Visitors will be denied entry if they visited China, South Korea, Japan, Italy or Iran within the past two weeks.
“Persons who reside or have had close contact with someone who has travelled to one of [those] countries,” are also banned from entering the SDNY court system for the next 14 days.
Importantly, the list does not single out foreign nationals from those countries—but simply relies upon recent travel timelines and the latest understanding of the virus’s dormancy period and transmission time/abilities. The standing order also notes that the list of countries is subject to change.

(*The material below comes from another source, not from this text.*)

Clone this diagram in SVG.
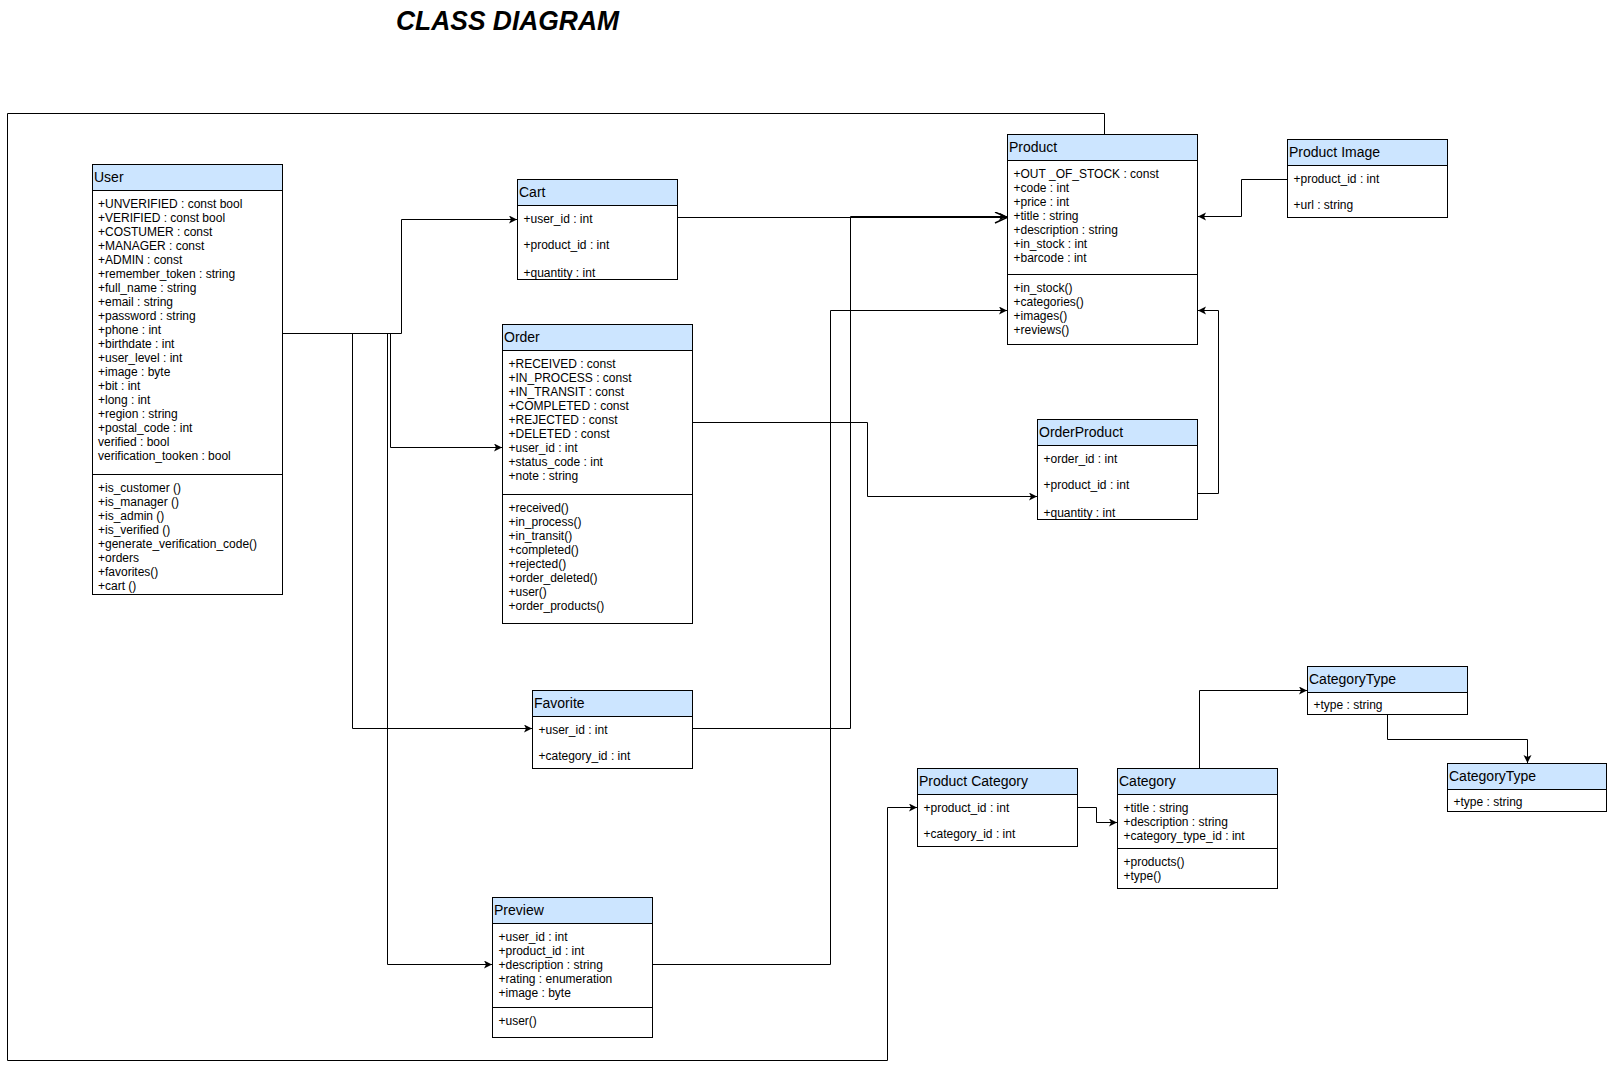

Unsurprisingly, the restrictions also bar anyone who has been asked to “self-quarantine by any doctor, hospital or health agency” along with anyone who has been diagnosed with the Coronavirus or come into contact with anyone who has received such a diagnosis.
”Anyone attempting to enter in violation of these protocols will be denied entry by a Court Security Officer,” the order notes in bold text.
Additional language at the bottom of the standing order notes that the restrictions will “remain in place temporarily until it is determined to be safe to remove them.”
“While this is extraordinary—these are extraordinary times,” noted former SDNY prosecutor—and current Westchester District Attorney candidate—Mimi Rocah. “The only time I recall such disruption to our federal justice system is immediately after the 9/11 attacks when the courts and the SDNY and beyond were operating with great limitations. But we got through that and we will get through this.”
The unprecedented restrictions will apply to all three courthouses that comprise the influential SDNY network in New York. And, while decidedly precautionary, the way those restrictions were announced—and the basic fact that such measures are being taken—isn’t exactly inspiring confidence.
“SDNY announces a standing order for visitor restrictions to all courthouses in the district (in a series of three identical, all-caps, not-at-all-anxiety-inducing emails),” noted California Western Law Professor Danielle C. Jefferis.
Jefferis told Law&Crime “it’s definitely possible” that the orders will have an impact on current caseloads and business at the busy, three-pronged court system—two courthouses are located in Manhattan; one is located slightly further north in Westchester County.
”If parties and/or counsel who fall within those restrictions can’t appear, that’ll be an issue,” she said in a message. “They may make accommodations for telephonic appearances or grant continuances but I haven’t seen or heard of any impacted cases yet.”
While the shock of the restrictions settles in, the SDNY’s decision may actually come a bit too late.
As Law&Crime previously reported, a mid-trial proceeding concerning alleged Iranian sanctions violations was swiftly paused last week as an SDNY courtroom was cleansed due to Coronavirus concerns.
“I must inform you that one of the prospective jurors in this case has been contacted by the CDC about Coronavirus,”Judge Alison Nathan said. “We will need to clean the courtroom.”